» **Problem to work on**
Below are entries; repeat exactly, and nothing else, the lines from the one holding "Recreate this image" through the one holding "(title) [anchor=base west,inner", inclusive. Leave the pictures out.

» **Entries provided**
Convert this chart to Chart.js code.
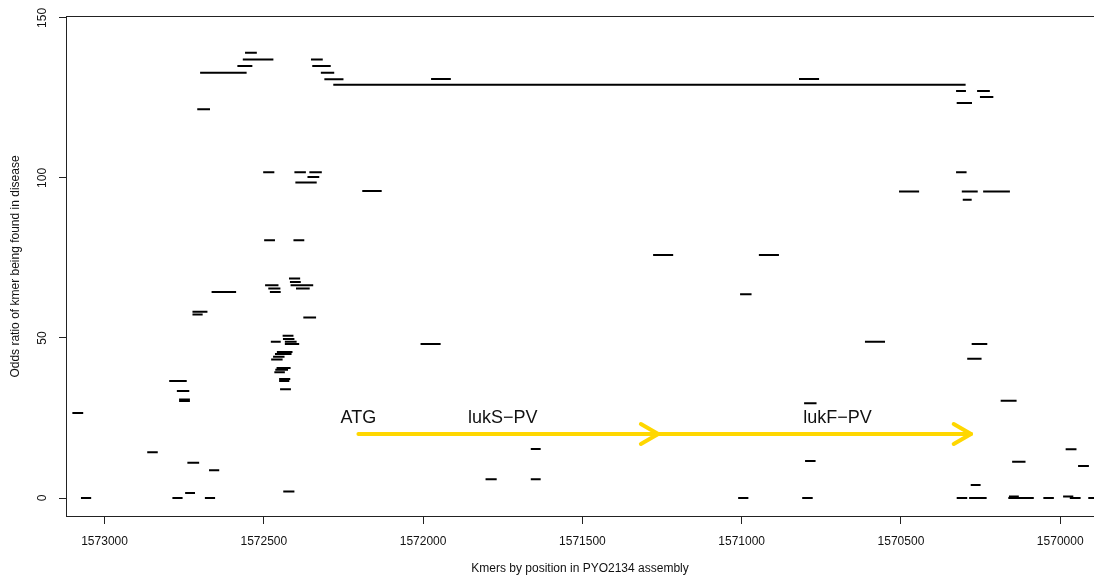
<!DOCTYPE html>
<html>
<head>
<meta charset="utf-8">
<script src="https://cdn.jsdelivr.net/npm/chart.js@4.4.1/dist/chart.umd.min.js"></script>
<style>
  html, body { margin: 0; padding: 0; background: #ffffff; }
  canvas { display: block; }
</style>
</head>
<body>
<canvas id="kmerChart" width="1094" height="578"></canvas>
<script>
// k-mer runs along the assembly: left end (bp), right end (bp), odds ratio
const kmerFrom = [
  1572559, 1572566, 1572583, 1572700, 1572709, 1572352, 1572348, 1572321, 1572310, 1572282,
  1572502, 1572404, 1572357, 1572363, 1572401, 1572499, 1572407, 1572421, 1572418, 1572496,
  1572416, 1572486, 1572399, 1572481, 1572664, 1572724, 1572724, 1572376, 1572441, 1572440,
  1572478, 1572434, 1572434, 1572459, 1572465, 1572471, 1572477, 1572460, 1572464, 1572467,
  1572452, 1572452, 1572449, 1572797, 1572773, 1572766, 1572766, 1573101, 1572866, 1572740,
  1572672, 1572439, 1572747, 1573074, 1572787, 1572685, 1571975, 1572191, 1570820, 1570327,
  1570261, 1570252, 1570325, 1570327, 1570506, 1570309, 1570242, 1570306, 1571278, 1572008,
  1571662, 1571804, 1571662, 1570946, 1571005, 1570613, 1570278, 1570292, 1570187, 1570804,
  1569983, 1570801, 1570151, 1569944, 1570281, 1571011, 1570810, 1570325, 1570286, 1570163,
  1570053, 1569970, 1569912, 1569991, 1570161
];
const kmerTo = [
  1572522, 1572470, 1572536, 1572554, 1572669, 1572315, 1572290, 1572279, 1572250, 1570297,
  1572467, 1572368, 1572318, 1572326, 1572334, 1572465, 1572373, 1572386, 1572384, 1572454,
  1572345, 1572448, 1572356, 1572447, 1572587, 1572677, 1572692, 1572336, 1572407, 1572404,
  1572447, 1572397, 1572389, 1572410, 1572413, 1572435, 1572441, 1572416, 1572424, 1572434,
  1572417, 1572420, 1572415, 1572742, 1572734, 1572732, 1572732, 1573067, 1572833, 1572703,
  1572640, 1572404, 1572716, 1573042, 1572755, 1572653, 1571913, 1572130, 1570757, 1570296,
  1570221, 1570210, 1570277, 1570294, 1570443, 1570259, 1570158, 1570278, 1571215, 1571945,
  1571631, 1571769, 1571631, 1570883, 1570969, 1570550, 1570229, 1570247, 1570137, 1570765,
  1569949, 1570768, 1570109, 1569910, 1570250, 1570979, 1570777, 1570292, 1570231, 1570083,
  1570020, 1569936, 1569880, 1569959, 1570130
];
const kmerOdds = [
  139.1, 137.0, 135.0, 132.9, 121.5, 137.0, 135.0, 132.9, 130.8, 129.1,
  101.8, 101.8, 101.8, 100.3, 98.6, 80.5, 80.5, 68.6, 67.5, 66.5,
  66.5, 65.5, 65.5, 64.4, 64.4, 58.2, 57.3, 56.4, 50.7, 49.7,
  48.8, 48.8, 48.1, 45.6, 45.0, 44.1, 43.3, 40.6, 40.1, 39.3,
  37.2, 36.6, 34.0, 36.6, 33.4, 30.8, 30.3, 26.6, 14.3, 11.0,
  8.7, 2.0, 1.6, 0, 0, 0, 130.9, 95.9, 130.9, 127.2,
  127.2, 125.3, 123.4, 101.8, 95.8, 95.8, 95.8, 93.2, 75.9, 48.1,
  15.3, 5.9, 5.9, 75.9, 63.7, 48.8, 48.1, 43.5, 30.4, 29.6,
  15.2, 11.6, 11.3, 10.0, 4.1, 0, 0, 0, 0, 0,
  0, 0, 0, 0.5, 0.5
];

// axis ticks and extent
const xTicks = [1573000, 1572500, 1572000, 1571500, 1571000, 1570500, 1570000];
const yTicks = [0, 50, 100, 150];
const xRange = [1569894, 1573121];
const yRange = [-5.93, 150.6];

// genes drawn as arrows, with their labels
const geneNames = ['lukS\u2212PV', 'lukF\u2212PV'];
const geneFrom = [1572203, 1571262];
const geneTo = [1571262, 1570280];
const geneLabelAt = [1571750, 1570699];
const startCodonLabel = 'ATG';
const startCodonAt = 1572203;
const arrowOdds = 20;
const labelOdds = 25;

const FONT = "'Liberation Sans', Arial, Helvetica, sans-serif";
const GOLD = '#FFD700';
Chart.defaults.font.family = FONT;

// each run becomes a short horizontal stroke; a null point breaks the path
const kmerPoints = [];
kmerFrom.forEach((x0, i) => {
  kmerPoints.push({ x: x0, y: kmerOdds[i] }, { x: kmerTo[i], y: kmerOdds[i] }, { x: kmerTo[i], y: null });
});

const geneSets = geneNames.map((name, i) => ({
  label: name,
  data: [{ x: geneFrom[i], y: arrowOdds }, { x: geneTo[i], y: arrowOdds }],
  borderColor: GOLD,
  borderWidth: 4,
  borderCapStyle: 'round',
  pointRadius: 0,
  tension: 0
}));

const framePlugin = {
  id: 'frame',
  afterDraw(chart) {
    const { ctx, chartArea: a, scales } = chart;
    ctx.save();
    ctx.strokeStyle = '#222';
    ctx.lineWidth = 1;
    ctx.strokeRect(Math.round(a.left) + 0.5, Math.round(a.top) + 0.5, a.right - a.left + 2, a.bottom - a.top - 1);
    // rotated y tick labels
    ctx.fillStyle = '#111';
    ctx.font = '12px ' + FONT;
    ctx.textAlign = 'center';
    ctx.textBaseline = 'middle';
    yTicks.forEach(v => {
      ctx.save();
      ctx.translate(43, scales.y.getPixelForValue(v));
      ctx.rotate(-Math.PI / 2);
      ctx.fillText(String(v), 0, 0);
      ctx.restore();
    });
    ctx.restore();
  }
};

const genePlugin = {
  id: 'genes',
  afterDatasetsDraw(chart) {
    const { ctx, scales: { x, y } } = chart;
    ctx.save();
    // open arrowheads at the gene ends
    ctx.strokeStyle = GOLD;
    ctx.lineWidth = 4;
    ctx.lineCap = 'round';
    ctx.lineJoin = 'round';
    geneNames.forEach((_, i) => {
      const x0 = x.getPixelForValue(geneFrom[i]);
      const x1 = x.getPixelForValue(geneTo[i]);
      const py = y.getPixelForValue(arrowOdds);
      const ang = Math.atan2(0, x1 - x0);
      const len = 20, spread = Math.PI / 6;
      ctx.beginPath();
      ctx.moveTo(x1 - len * Math.cos(ang - spread), py - len * Math.sin(ang - spread));
      ctx.lineTo(x1, py);
      ctx.lineTo(x1 - len * Math.cos(ang + spread), py - len * Math.sin(ang + spread));
      ctx.stroke();
    });
    // gene and start codon labels
    ctx.fillStyle = '#111';
    ctx.font = '18px ' + FONT;
    ctx.textAlign = 'center';
    ctx.textBaseline = 'middle';
    const ly = y.getPixelForValue(labelOdds);
    ctx.fillText(startCodonLabel, x.getPixelForValue(startCodonAt), ly);
    geneNames.forEach((name, i) => ctx.fillText(name, x.getPixelForValue(geneLabelAt[i]), ly));
    ctx.restore();
  }
};

new Chart(document.getElementById('kmerChart'), {
  type: 'line',
  data: {
    datasets: [{
      label: 'kmers',
      data: kmerPoints,
      borderColor: '#000',
      borderWidth: 2,
      borderCapStyle: 'butt',
      pointRadius: 0,
      spanGaps: false,
      tension: 0
    }, ...geneSets]
  },
  options: {
    responsive: false,
    animation: false,
    devicePixelRatio: 1,
    layout: { padding: { top: 16, left: 0, right: 0, bottom: 0 } },
    plugins: { legend: { display: false }, tooltip: { enabled: false } },
    scales: {
      x: {
        type: 'linear',
        reverse: true,
        min: xRange[0],
        max: xRange[1],
        afterBuildTicks: s => { s.ticks = xTicks.map(v => ({ value: v })); },
        afterFit: s => { s.height = 61; },
        grid: { drawOnChartArea: false, drawTicks: true, tickLength: 7, color: '#222', lineWidth: 1 },
        border: { display: false },
        ticks: { color: '#111', font: { size: 12 }, padding: 10, maxRotation: 0, autoSkip: false, callback: v => String(v) },
        title: { display: true, text: 'Kmers by position in PYO2134 assembly', color: '#111', font: { size: 12 }, padding: { top: 0, bottom: 2 } }
      },
      y: {
        type: 'linear',
        min: yRange[0],
        max: yRange[1],
        afterBuildTicks: s => { s.ticks = yTicks.map(v => ({ value: v })); },
        afterFit: s => { s.width = 66; },
        grid: { drawOnChartArea: false, drawTicks: true, tickLength: 7, color: '#222', lineWidth: 1 },
        border: { display: false },
        ticks: { display: false },
        title: { display: true, text: 'Odds ratio of kmer being found in disease', color: '#111', font: { size: 12 }, padding: { top: 8, bottom: 0 } }
      }
    }
  },
  plugins: [framePlugin, genePlugin]
});
</script>
</body>
</html>
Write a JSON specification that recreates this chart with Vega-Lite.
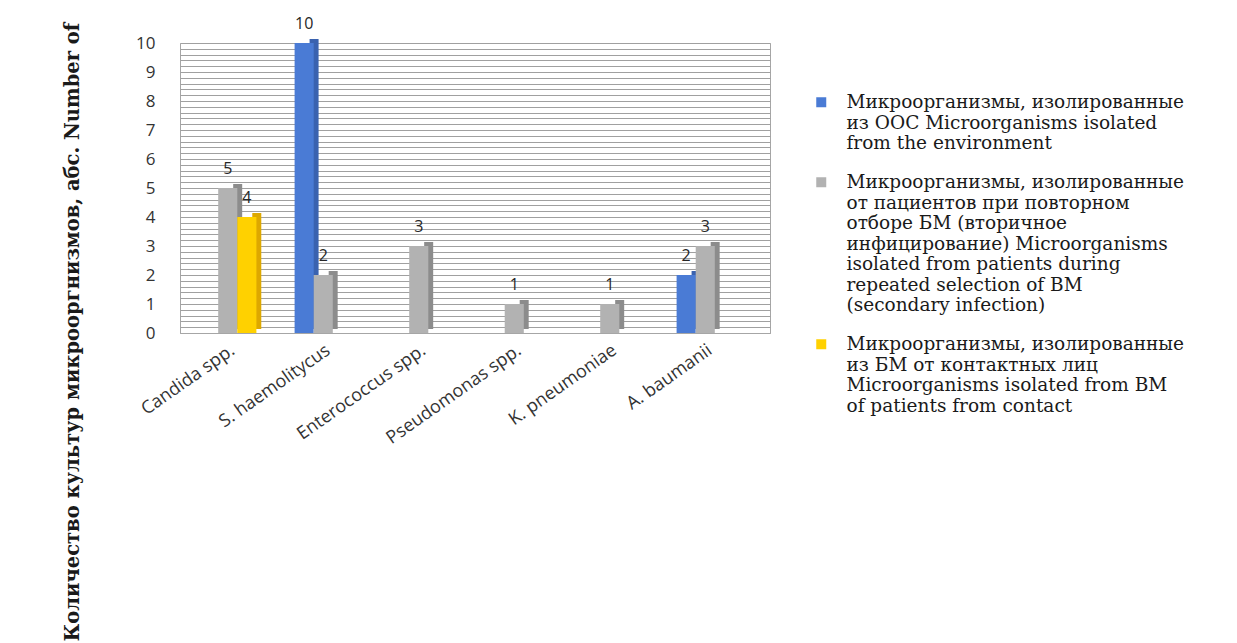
{
  "$schema": "https://vega.github.io/schema/vega-lite/v6.json",
  "width": 590,
  "height": 290,
  "autosize": {"type": "none"},
  "padding": {"left": 180, "top": 43, "right": 467, "bottom": 310},
  "background": "white",
  "data": {
    "values": [
      {"organism": "Candida spp.", "series": "Микроорганизмы, изолированные от пациентов при повторном отборе БМ (вторичное инфицирование) Microorganisms isolated from patients during repeated selection of BM (secondary infection)", "count": 5},
      {"organism": "Candida spp.", "series": "Микроорганизмы, изолированные из БМ от контактных лиц Microorganisms isolated from BM of patients from contact", "count": 4},
      {"organism": "S. haemolitycus", "series": "Микроорганизмы, изолированные из ООС Microorganisms isolated from the environment", "count": 10},
      {"organism": "S. haemolitycus", "series": "Микроорганизмы, изолированные от пациентов при повторном отборе БМ (вторичное инфицирование) Microorganisms isolated from patients during repeated selection of BM (secondary infection)", "count": 2},
      {"organism": "Enterococcus spp.", "series": "Микроорганизмы, изолированные от пациентов при повторном отборе БМ (вторичное инфицирование) Microorganisms isolated from patients during repeated selection of BM (secondary infection)", "count": 3},
      {"organism": "Pseudomonas spp.", "series": "Микроорганизмы, изолированные от пациентов при повторном отборе БМ (вторичное инфицирование) Microorganisms isolated from patients during repeated selection of BM (secondary infection)", "count": 1},
      {"organism": "K. pneumoniae", "series": "Микроорганизмы, изолированные от пациентов при повторном отборе БМ (вторичное инфицирование) Microorganisms isolated from patients during repeated selection of BM (secondary infection)", "count": 1},
      {"organism": "A. baumanii", "series": "Микроорганизмы, изолированные из ООС Microorganisms isolated from the environment", "count": 2},
      {"organism": "A. baumanii", "series": "Микроорганизмы, изолированные от пациентов при повторном отборе БМ (вторичное инфицирование) Microorganisms isolated from patients during repeated selection of BM (secondary infection)", "count": 3}
    ]
  },
  "encoding": {
    "x": {
      "field": "organism",
      "type": "nominal",
      "scale": {
        "domain": ["Candida spp.", "S. haemolitycus", "Enterococcus spp.", "Pseudomonas spp.", "K. pneumoniae", "A. baumanii"],
        "paddingInner": 0,
        "paddingOuter": 0.089,
        "align": 0
      },
      "axis": {
        "title": null,
        "domain": true,
        "domainColor": "#a6a6a6",
        "ticks": false,
        "grid": false,
        "labelAngle": -35,
        "labelFont": "Open Sans",
        "labelFontSize": 18,
        "labelPadding": 8,
        "labelColor": "#333333"
      }
    },
    "y": {
      "field": "count",
      "type": "quantitative",
      "scale": {"domain": [0, 10], "nice": false},
      "axis": {
        "domain": false,
        "ticks": false,
        "tickCount": 50,
        "labelOverlap": false,
        "labelExpr": "datum.value % 1 === 0 ? datum.value : ''",
        "gridColor": "#a0a0a0",
        "gridWidth": 1,
        "labelPadding": 25,
        "labelFont": "Open Sans",
        "labelFontSize": 17,
        "labelColor": "#333333",
        "title": "Количество культур микрооргнизмов, абс. Number of",
        "titleFont": "DejaVu Serif",
        "titleFontWeight": "bold",
        "titleFontSize": 19.5,
        "titleColor": "#1a1a1a",
        "titleAngle": 270,
        "titleAlign": "left",
        "titleBaseline": "alphabetic",
        "titleX": -102,
        "titleY": 598
      }
    }
  },
  "layer": [
    {
      "mark": {"type": "bar", "width": 9, "yOffset": -4},
      "encoding": {
        "xOffset": {
          "field": "series",
          "type": "nominal",
          "scale": {
            "domain": [
              "Микроорганизмы, изолированные из ООС Microorganisms isolated from the environment",
              "Микроорганизмы, изолированные от пациентов при повторном отборе БМ (вторичное инфицирование) Microorganisms isolated from patients during repeated selection of BM (secondary infection)",
              "Микроорганизмы, изолированные из БМ от контактных лиц Microorganisms isolated from BM of patients from contact"
            ],
            "paddingInner": 0,
            "paddingOuter": 1.43,
            "align": 0.76
          }
        },
        "color": {
          "field": "series",
          "type": "nominal",
          "scale": {
            "domain": [
              "Микроорганизмы, изолированные из ООС Microorganisms isolated from the environment",
              "Микроорганизмы, изолированные от пациентов при повторном отборе БМ (вторичное инфицирование) Microorganisms isolated from patients during repeated selection of BM (secondary infection)",
              "Микроорганизмы, изолированные из БМ от контактных лиц Microorganisms isolated from BM of patients from contact"
            ],
            "range": ["#3A62AF", "#8C8C8C", "#DDA800"]
          },
          "legend": null
        }
      }
    },
    {
      "layer": [
        {
          "mark": {"type": "bar"},
          "encoding": {
            "color": {
              "field": "series",
              "type": "nominal",
              "scale": {
                "domain": [
                  "Микроорганизмы, изолированные из ООС Microorganisms isolated from the environment",
                  "Микроорганизмы, изолированные от пациентов при повторном отборе БМ (вторичное инфицирование) Microorganisms isolated from patients during repeated selection of BM (secondary infection)",
                  "Микроорганизмы, изолированные из БМ от контактных лиц Microorganisms isolated from BM of patients from contact"
                ],
                "range": ["#4A7BD5", "#B2B2B2", "#FFD100"]
              },
              "legend": {
                "title": null,
                "orient": "none",
                "legendX": 632,
                "legendY": 50,
                "symbolType": "square",
                "symbolSize": 100,
                "symbolStrokeWidth": 0,
                "labelFont": "DejaVu Serif",
                "labelFontSize": 18.5,
                "labelColor": "#1a1a1a",
                "labelLimit": 500,
                "labelOffset": 16,
                "labelBaseline": "middle",
                "rowPadding": 20,
                "labelExpr": "indexof(datum.value, 'ООС') >= 0 ? ['Микроорганизмы, изолированные', 'из ООС Microorganisms isolated', 'from the environment'] : indexof(datum.value, 'вторичное') >= 0 ? ['Микроорганизмы, изолированные', 'от пациентов при повторном', 'отборе БМ (вторичное', 'инфицирование) Microorganisms', 'isolated from patients during', 'repeated selection of BM', '(secondary infection)'] : ['Микроорганизмы, изолированные', 'из БМ от контактных лиц', 'Microorganisms isolated from BM', 'of patients from contact']"
              }
            }
          }
        },
        {
          "mark": {"type": "text", "font": "Open Sans", "fontSize": 16, "color": "#262626", "baseline": "middle", "dy": -19},
          "encoding": {
            "text": {"field": "count", "type": "quantitative"}
          }
        }
      ],
      "encoding": {
        "xOffset": {
          "field": "series",
          "type": "nominal",
          "scale": {
            "domain": [
              "Микроорганизмы, изолированные из ООС Microorganisms isolated from the environment",
              "Микроорганизмы, изолированные от пациентов при повторном отборе БМ (вторичное инфицирование) Microorganisms isolated from patients during repeated selection of BM (secondary infection)",
              "Микроорганизмы, изолированные из БМ от контактных лиц Microorganisms isolated from BM of patients from contact"
            ],
            "paddingInner": 0,
            "paddingOuter": 1.43
          }
        }
      }
    }
  ],
  "resolve": {"scale": {"color": "independent", "xOffset": "independent"}},
  "config": {
    "view": {"stroke": "#a6a6a6"}
  }
}
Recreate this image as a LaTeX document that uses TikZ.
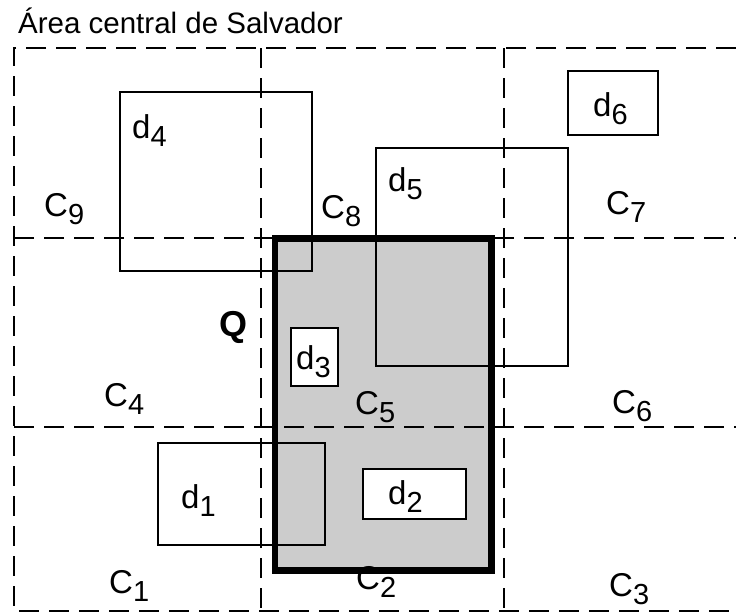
\documentclass[tikz,border=0pt]{standalone}
\usepackage{fontspec}
\setmainfont{Liberation Sans}

% label with a lowered index
\newcommand{\cellname}[2]{#1\raisebox{-8pt}{\fontsize{29}{29}\selectfont #2}}

\begin{document}
\begin{tikzpicture}[x=1pt,y=-1pt,
        grid/.style={draw=black,line width=2pt,dash pattern=on 20pt off 10pt},
        doc/.style={draw=black,line width=2pt},
        query/.style={draw=black,line width=6.5pt}]
            \useasboundingbox (0,0) rectangle (736,613);

            % query region Q (fill first, grid goes over it)
            \fill[black!20] (275,238.5) rectangle (491.5,570.5);

            % grid cells
            \draw[grid] (736,48) -- (14,48) -- (14,611) -- (736,611);
            \draw[grid] (14,238) -- (736,238);
            \draw[grid] (14,427) -- (736,427);
            \draw[grid] (261,48) -- (261,611);
            \draw[grid] (504,48) -- (504,611);

            \draw[query] (275,238.5) rectangle (491.5,570.5);

            % documents
            \draw[doc] (120,92) rectangle (312,271);
            \draw[doc] (376,148) rectangle (568,366);
            \draw[doc,fill=white] (568,71) rectangle (658,135);
            \draw[doc,fill=white] (291,328) rectangle (338,386);
            \draw[doc] (158,443) rectangle (325,545);
            \draw[doc,fill=white] (363,469) rectangle (466,519);

            \node (title) [anchor=base west,inner sep=0pt,font=\fontsize{29.5}{34}\selectfont] at (18,33) {Área central de Salvador};

            \begin{scope}[every node/.style={anchor=base west,inner sep=0pt,font=\fontsize{33}{38}\selectfont}]
                \node (C9) at (44,216) {\cellname{C}{9}};
                \node (C8) at (321,218) {\cellname{C}{8}};
                \node (C7) at (606,214) {\cellname{C}{7}};
                \node (C4) at (104,406) {\cellname{C}{4}};
                \node (C5) at (355,414) {\cellname{C}{5}};
                \node (C6) at (612,413) {\cellname{C}{6}};
                \node (C1) at (109,593) {\cellname{C}{1}};
                \node (C2) at (356,589) {\cellname{C}{2}};
                \node (C3) at (609,596) {\cellname{C}{3}};
            \end{scope}

            \begin{scope}[every node/.style={anchor=base west,inner sep=0pt,font=\fontsize{33}{38}\selectfont}]
                \node (d4) at (132,138) {\cellname{d}{4}};
                \node (d5) at (388,191) {\cellname{d}{5}};
                \node (d6) at (593,116) {\cellname{d}{6}};
                \node (d3) at (296,369) {\cellname{d}{3}};
                \node (d1) at (181,508) {\cellname{d}{1}};
                \node (d2) at (388,504) {\cellname{d}{2}};
                \node (Q) [font=\fontsize{36}{40}\selectfont\bfseries] at (219,336) {Q};
            \end{scope}
        \end{tikzpicture}
\end{document}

» **Right answer**
Recreate this image as a LaTeX document that uses TikZ.
\documentclass[tikz,border=0pt]{standalone}
\usepackage{fontspec}
\setmainfont{Liberation Sans}

% label with a lowered index
\newcommand{\cellname}[2]{#1\raisebox{-8pt}{\fontsize{29}{29}\selectfont #2}}

\begin{document}
\begin{tikzpicture}[x=1pt,y=-1pt,
        grid/.style={draw=black,line width=2pt,dash pattern=on 20pt off 10pt},
        doc/.style={draw=black,line width=2pt},
        query/.style={draw=black,line width=6.5pt}]
            \useasboundingbox (0,0) rectangle (736,613);

            % query region Q (fill first, grid goes over it)
            \fill[black!20] (275,238.5) rectangle (491.5,570.5);

            % grid cells
            \draw[grid] (736,48) -- (14,48) -- (14,611) -- (736,611);
            \draw[grid] (14,238) -- (736,238);
            \draw[grid] (14,427) -- (736,427);
            \draw[grid] (261,48) -- (261,611);
            \draw[grid] (504,48) -- (504,611);

            \draw[query] (275,238.5) rectangle (491.5,570.5);

            % documents
            \draw[doc] (120,92) rectangle (312,271);
            \draw[doc] (376,148) rectangle (568,366);
            \draw[doc,fill=white] (568,71) rectangle (658,135);
            \draw[doc,fill=white] (291,328) rectangle (338,386);
            \draw[doc] (158,443) rectangle (325,545);
            \draw[doc,fill=white] (363,469) rectangle (466,519);

            \node (title) [anchor=base west,inner sep=0pt,font=\fontsize{29.5}{34}\selectfont] at (18,33) {Área central de Salvador};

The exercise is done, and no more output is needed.